Charlie’s past was never revealed in the book, but thanks to Aunt Helen, we got a glimpse at the traumatic events scarring his mind. Aunt Helen was molested as a young girl, and in turn, she molested her nephew, Charlie. Throughout the novel, Charlie often describes himself as a wallflower; his friends say that “you see things. You keep quiet about them. And you understand.” Aunt Helen took advantage of his shy personality, and used him to relieve her own troubled mind. This explains why Charlie acts differently than other teens, and why he vaguely remembers any of these damaging memories. Helen’s actions are unforgivable, and yet, Charlie still found the strength to call this woman his aunt.

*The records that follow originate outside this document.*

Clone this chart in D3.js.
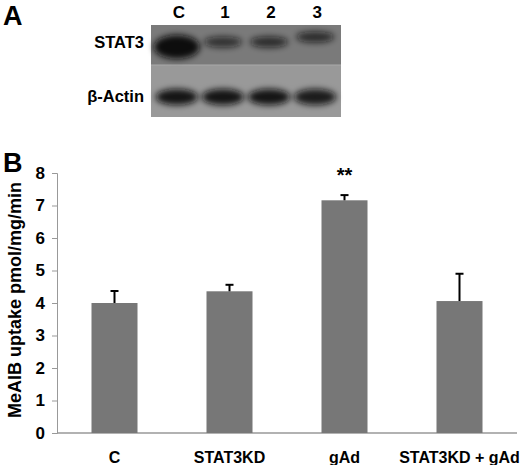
<!DOCTYPE html>
<html><head><meta charset="utf-8">
<script src="https://cdn.jsdelivr.net/npm/d3@7"></script>
<style>body{margin:0;background:#fff}svg{font-family:Arial,"Liberation Sans",sans-serif;font-weight:bold}</style>
</head><body><svg id="c" width="520" height="465"></svg>
<script>
const categories = ["C","STAT3KD","gAd","STAT3KD + gAd"];
const values = [4.0, 4.36, 7.16, 4.06];
const errors = [0.37, 0.2, 0.16, 0.84];
const yTicks = [0,1,2,3,4,5,6,7,8];
const lanes = ["C","1","2","3"];
const stat3Intensity = [1.0, 0.7, 0.75, 0.75];
const actinIntensity = [0.95, 0.95, 0.95, 0.9];

const svg = d3.select("#c");
const defs = svg.append("defs");
defs.append("filter").attr("id","bl").attr("x","-30%").attr("y","-60%").attr("width","160%").attr("height","220%")
  .append("feGaussianBlur").attr("stdDeviation","3");

// Panel A
svg.append("text").attr("x",3).attr("y",25).attr("font-size",27).text("A");
svg.append("text").attr("x",3).attr("y",172).attr("font-size",27).text("B");
const lx = d3.scaleBand().domain(lanes).range([151,341]).padding(0.12);
svg.append("rect").attr("x",151).attr("y",25).attr("width",190).attr("height",40).attr("fill","#7a7a7a");
svg.append("rect").attr("x",151).attr("y",65).attr("width",190).attr("height",52).attr("fill","#999");
svg.append("line").attr("x1",151).attr("x2",341).attr("y1",65).attr("y2",65).attr("stroke","#aaa").attr("stroke-width",1);
svg.selectAll(".lab").data(lanes).join("text").attr("x",d=>lx(d)+lx.bandwidth()/2 + 2).attr("y",18)
  .attr("text-anchor","middle").attr("font-size",17).text(d=>d);
const g1 = svg.append("g").attr("filter","url(#bl)");
g1.selectAll("ellipse.s").data(lanes).join("ellipse")
  .attr("cx",d=>lx(d)+lx.bandwidth()/2).attr("cy",(d,i)=> i==0?47:(i==3?37:42))
  .attr("rx",(d,i)=>i==0?23:19).attr("ry",(d,i)=>i==0?12:5.5)
  .attr("fill","#111").attr("opacity",(d,i)=>stat3Intensity[i]);
g1.selectAll("ellipse.a").data(lanes).join("ellipse")
  .attr("cx",d=>lx(d)+lx.bandwidth()/2).attr("cy",97)
  .attr("rx",21).attr("ry",8).attr("fill","#111").attr("opacity",(d,i)=>actinIntensity[i]);
svg.append("text").attr("x",144).attr("y",48).attr("text-anchor","end").attr("font-size",16.5).text("STAT3");
svg.append("text").attr("x",144).attr("y",102).attr("text-anchor","end").attr("font-size",16.5).text("β-Actin");

// Panel B
const x = d3.scaleBand().domain(categories).range([57,517]).paddingInner(0.6).paddingOuter(0.3);
const y = d3.scaleLinear().domain([0,8]).range([433,173]);
const ya = svg.append("g").attr("transform","translate(57,0)").call(d3.axisLeft(y).tickValues(yTicks).tickSize(5).tickPadding(7));
ya.selectAll("path,line").attr("stroke","#999");
ya.selectAll("text").attr("font-size",17).attr("font-weight","bold").attr("fill","#000").attr("font-family","Arial,Liberation Sans");
svg.append("line").attr("x1",57).attr("x2",517).attr("y1",y(0)).attr("y2",y(0)).attr("stroke","#999").attr("stroke-width",1.5);
svg.selectAll("rect.bar").data(categories).join("rect").attr("class","bar")
  .attr("x",d=>x(d)).attr("width",x.bandwidth()).attr("y",(d,i)=>y(values[i])).attr("height",(d,i)=>y(0)-y(values[i]))
  .attr("fill","#777");
const eb = svg.append("g").attr("stroke","#000").attr("stroke-width",2);
categories.forEach((d,i)=>{
  const cx = x(d)+x.bandwidth()/2;
  eb.append("line").attr("x1",cx).attr("x2",cx).attr("y1",y(values[i])).attr("y2",y(values[i]+errors[i]));
  eb.append("line").attr("x1",cx-4).attr("x2",cx+4).attr("y1",y(values[i]+errors[i])).attr("y2",y(values[i]+errors[i]));
});
svg.append("text").attr("x",x("gAd")+x.bandwidth()/2).attr("y",182).attr("text-anchor","middle").attr("font-size",20).text("**");
svg.selectAll(".xl").data(categories).join("text").attr("x",d=>x(d)+x.bandwidth()/2).attr("y",463)
  .attr("text-anchor","middle").attr("font-size",16).text(d=>d);
svg.append("text").attr("transform","translate(21,300) rotate(-90)").attr("text-anchor","middle").attr("font-size",18).text("MeAIB uptake pmol/mg/min");
</script></body></html>
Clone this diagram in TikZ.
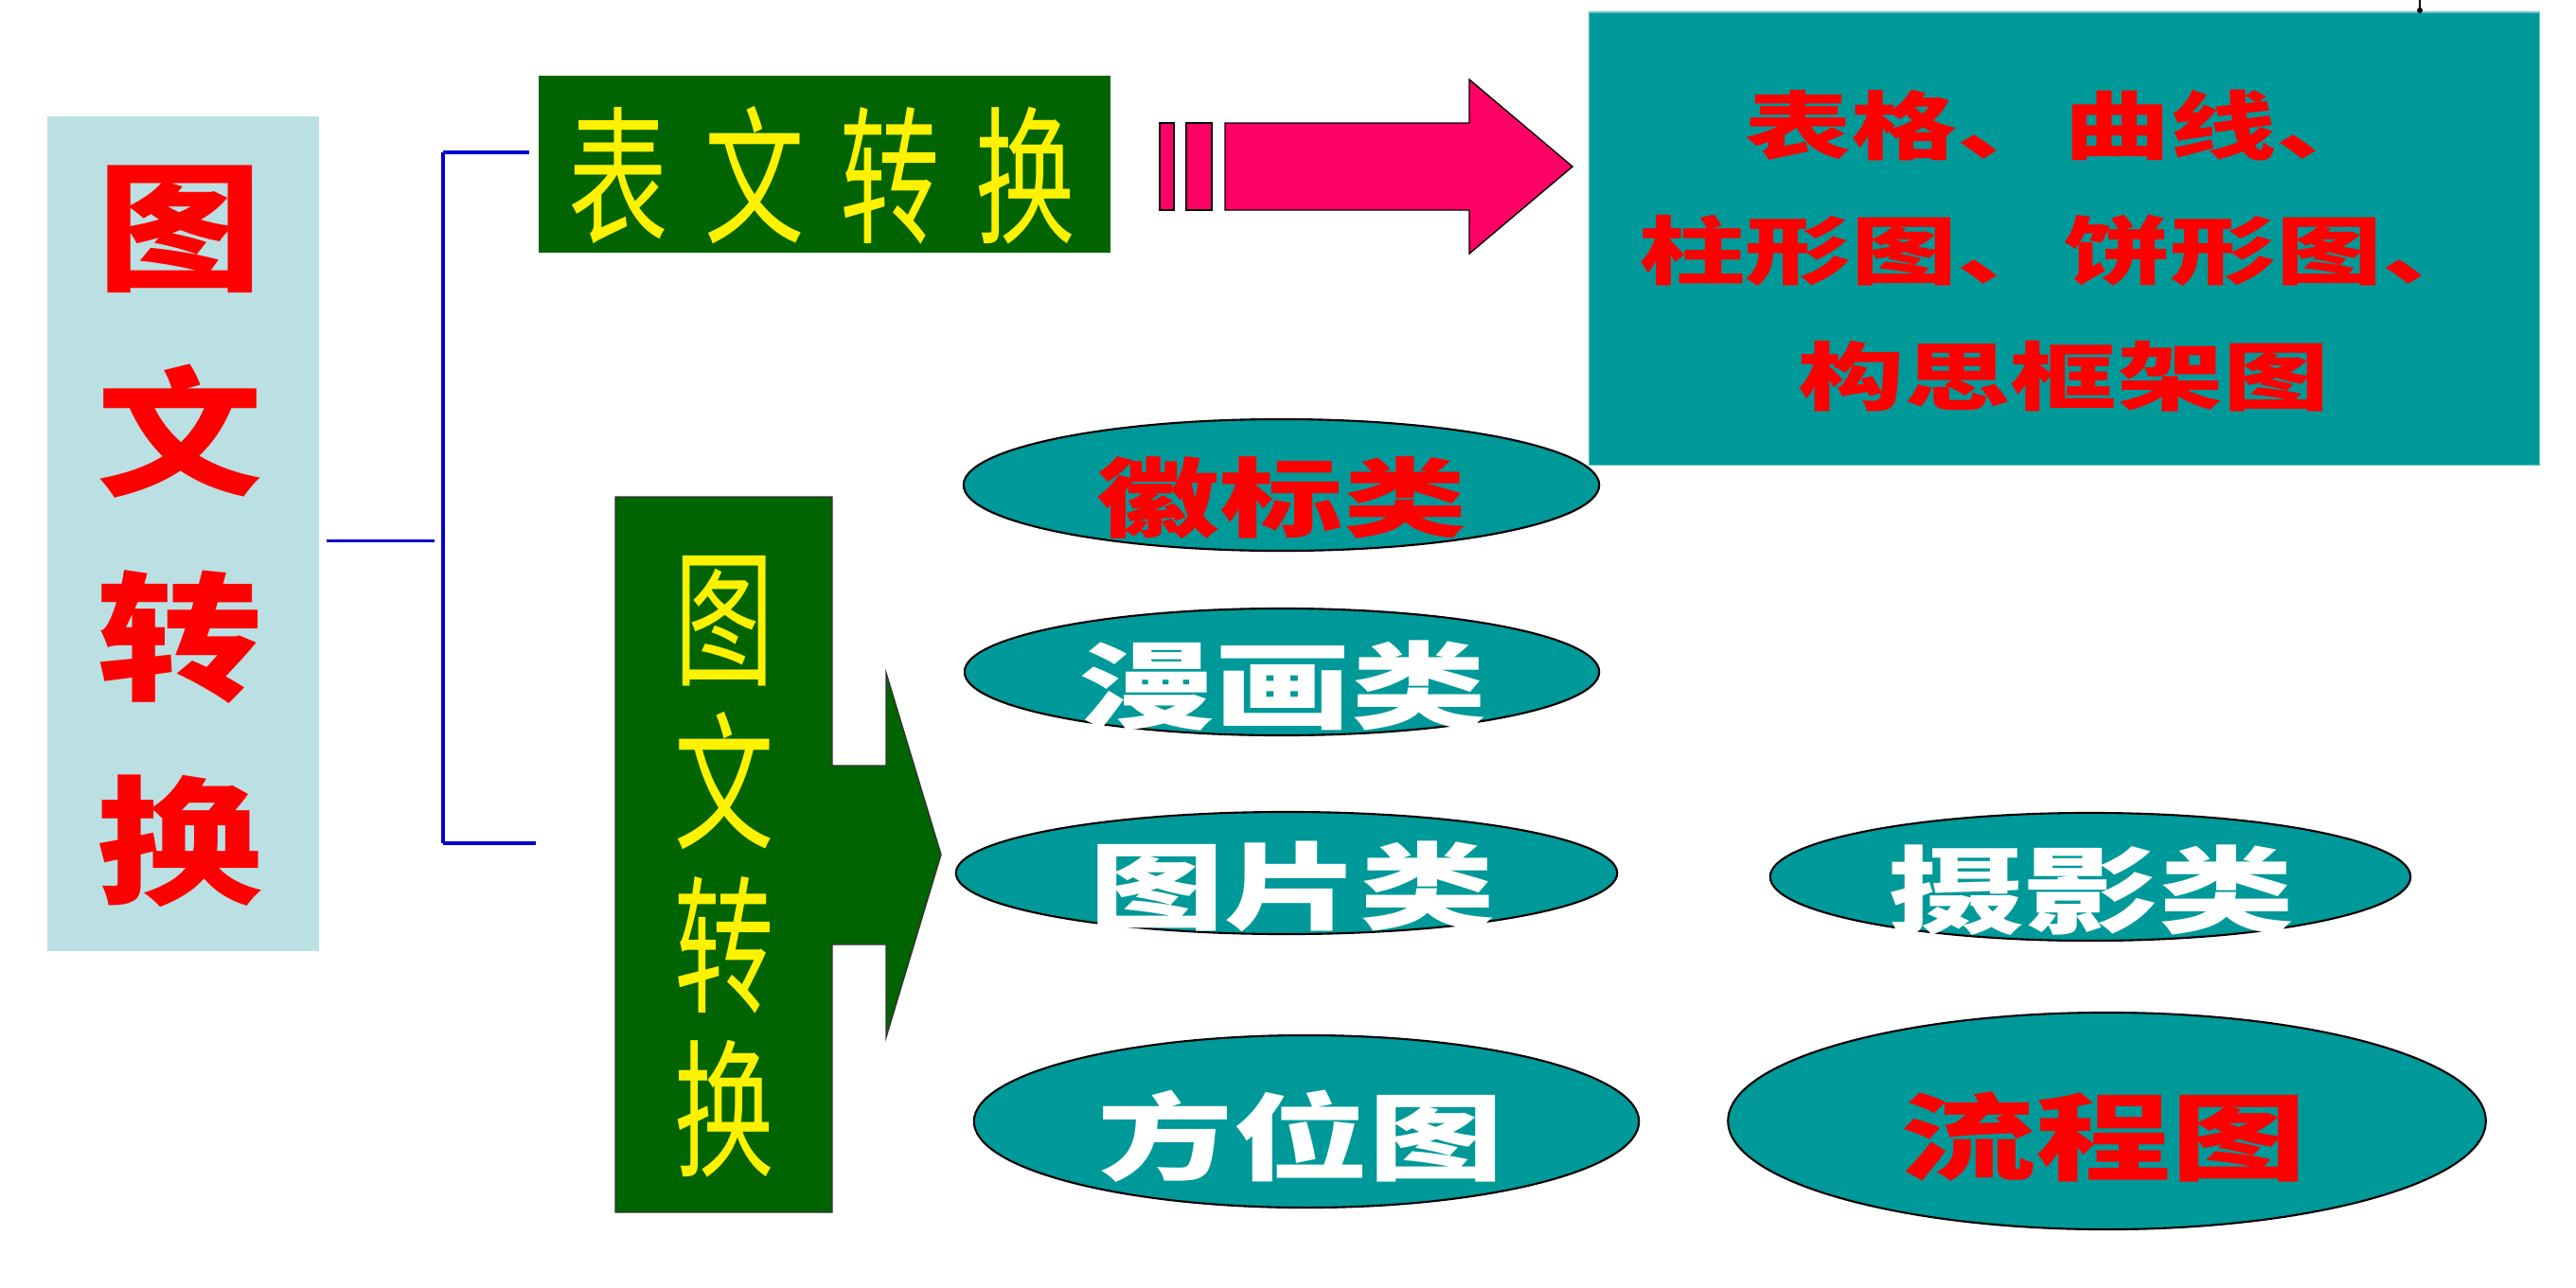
\documentclass[tikz,border=0pt]{standalone}
\usepackage{fontspec}
\usetikzlibrary{shapes.geometric}
\newfontfamily\cjk{Noto Sans CJK SC}
\definecolor{lightbox}{HTML}{BBE0E3}
\definecolor{dkgreen}{HTML}{006400}
\definecolor{tealfill}{HTML}{009999}
\definecolor{pinkarrow}{HTML}{FF0066}
\definecolor{bracketblue}{HTML}{0000CC}
\newcommand{\vsq}[1]{\scalebox{1}[0.7]{#1}}
\newcommand{\hsq}[1]{\scalebox{0.67}[1]{#1}}
\begin{document}
\begin{tikzpicture}[x=0.01cm,y=-0.01cm,
  every node/.style={inner sep=0pt,outer sep=0pt},
  bracketline/.style={draw=bracketblue,line width=1pt},
  oval/.style={ellipse,fill=tealfill,draw=black,line width=0.6pt},
  ovaltext/.style={font=\cjk\bfseries\fontsize{40.7pt}{44pt}\selectfont},
  yellowtext/.style={text=yellow,font=\cjk\fontsize{44.7pt}{49.2pt}\selectfont},
  pinkshape/.style={fill=pinkarrow,draw=black,line width=0.4pt}
]
\useasboundingbox (0,0) rectangle (2721,1360);
\fill[white] (0,0) rectangle (2721,1360);

% left box
\node[fill=lightbox,minimum width=2.87cm,minimum height=8.82cm] (leftbox) at (193.5,564) {};
\node[text=red,align=center,font=\cjk\bfseries\fontsize{49.8pt}{61.5pt}\selectfont] (lefttext) at (190,567)
  {\scalebox{1}[0.84]{图}\\\scalebox{1}[0.84]{文}\\\scalebox{1}[0.84]{转}\\\scalebox{1}[0.84]{换}};

% bracket
\coordinate (bmid0) at (345,571);
\coordinate (bmid1) at (459,571);
\coordinate (btop0) at (468,161);
\coordinate (bbot0) at (468,891);
\coordinate (btop1) at (559,161);
\coordinate (bbot1) at (566,891);
\draw[bracketline,line width=0.85pt] (bmid0) -- (bmid1);
\draw[bracketline,line width=1.3pt] (btop0) -- (bbot0);
\draw[bracketline] (btop0) -- (btop1);
\draw[bracketline] (bbot0) -- (bbot1);

% green box 1
\node[fill=dkgreen,minimum width=6.04cm,minimum height=1.87cm] (gbox1) at (871,173.5) {};
\node[yellowtext] (gtext1) at (868.5,185.5)
  {\hsq{表}\hspace{0.38cm}\hsq{文}\hspace{0.38cm}\hsq{转}\hspace{0.38cm}\hsq{换}};

% pink arrow
\draw[pinkshape] (1225,130) rectangle (1240,222);
\draw[pinkshape] (1253,130) rectangle (1280,222);
\draw[pinkshape] (1294,130) -- (1552,130) -- (1552,84) -- (1661,176) -- (1552,268) -- (1552,222) -- (1294,222) -- cycle;

% teal box
\node[fill=tealfill,draw=tealfill!60,line width=0.4pt,minimum width=10.03cm,minimum height=4.785cm] (tealbox) at (2180.5,252.25) {};
\node[text=red,align=center,font=\cjk\bfseries\fontsize{31.9pt}{37.8pt}\selectfont] (tealtext) at (2180,265)
  {\vsq{表格、曲线、}\\\vsq{柱形图、饼形图、}\\\vsq{构思框架图}};
\draw[black,line width=0.5pt] (2556,0) -- (2556,12);
\fill[black] (2556,11) circle (3);

% green box 2 with arrow
\draw[fill=dkgreen,draw=black!80,line width=0.4pt] (650,525) -- (879,525) -- (879,809) -- (936,809) -- (936,711) -- (994,903) -- (936,1096) -- (936,998) -- (879,998) -- (879,1281) -- (650,1281) -- cycle;
\node (gbox2) at (764.5,903) {};
\node[yellowtext,align=center] (gtext2) at (765,916)
  {\hsq{图}\\\hsq{文}\\\hsq{转}\\\hsq{换}};

% ovals
\node[oval,minimum width=6.71cm,minimum height=1.39cm] (o1) at (1353.5,512.5) {};
\node[oval,minimum width=6.70cm,minimum height=1.34cm] (o2) at (1354,710) {};
\node[oval,minimum width=6.98cm,minimum height=1.29cm] (o3) at (1359,922.5) {};
\node[oval,minimum width=6.76cm,minimum height=1.35cm] (o4) at (2208,926.5) {};
\node[oval,minimum width=7.02cm,minimum height=1.82cm] (o5) at (1380,1185) {};
\node[oval,minimum width=8.00cm,minimum height=2.29cm] (o6) at (2225.5,1184.5) {};

\node[ovaltext,text=red,font=\cjk\bfseries\fontsize{37pt}{40pt}\selectfont] (t1) at (1354,526.5) {\vsq{徽标类}};
\node[ovaltext,text=white] (t2) at (1355.5,725) {\vsq{漫画类}};
\node[ovaltext,text=white] (t3) at (1365,937) {\vsq{图片类}};
\node[ovaltext,text=white] (t4) at (2209,941) {\vsq{摄影类}};
\node[ovaltext,text=white] (t5) at (1374,1200.5) {\vsq{方位图}};
\node[ovaltext,text=red] (t6) at (2222,1201) {\vsq{流程图}};
\end{tikzpicture}
\end{document}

Forgiveness is perhaps the strongest thing a human being can do, and Charlie certainly expressed courage by forgiving his aunt. While Charlie only remembers the kind, beautiful side of his aunt, he continued to label her as his “favorite person in the whole world,” even after learning what she did to him. Charlie finds a resemblance between himself and Helen, in the way they both continued to be hopeful, even while being sad. He trusts and loves his aunt so much because of the fact that she was the only one who remembered his birthdays (since they were on December 24th), and because she died on the way to buy him a gift. One would think that this was not enough reason to excuse sexual abuse, but all of us have different ways of reacting to certain situations. Even after being robbed of his innocence and youth, Charlie was still strong enough to forgive his Aunt Helen.
Aunt Helen is a character in “The Perks of Being A Wallflower” that was mentioned only a couple of times throughout the novel, but her actions definitely affected the narrative in many ways. Charlie helps us understand that we can all overcome our past if we have the power to overcome our present, while Aunt Helen helps us understand that our past does not have to define our future. And Stephen Chbosky teaches us that love rules above all. After all, “we accept the love we think we deserve.”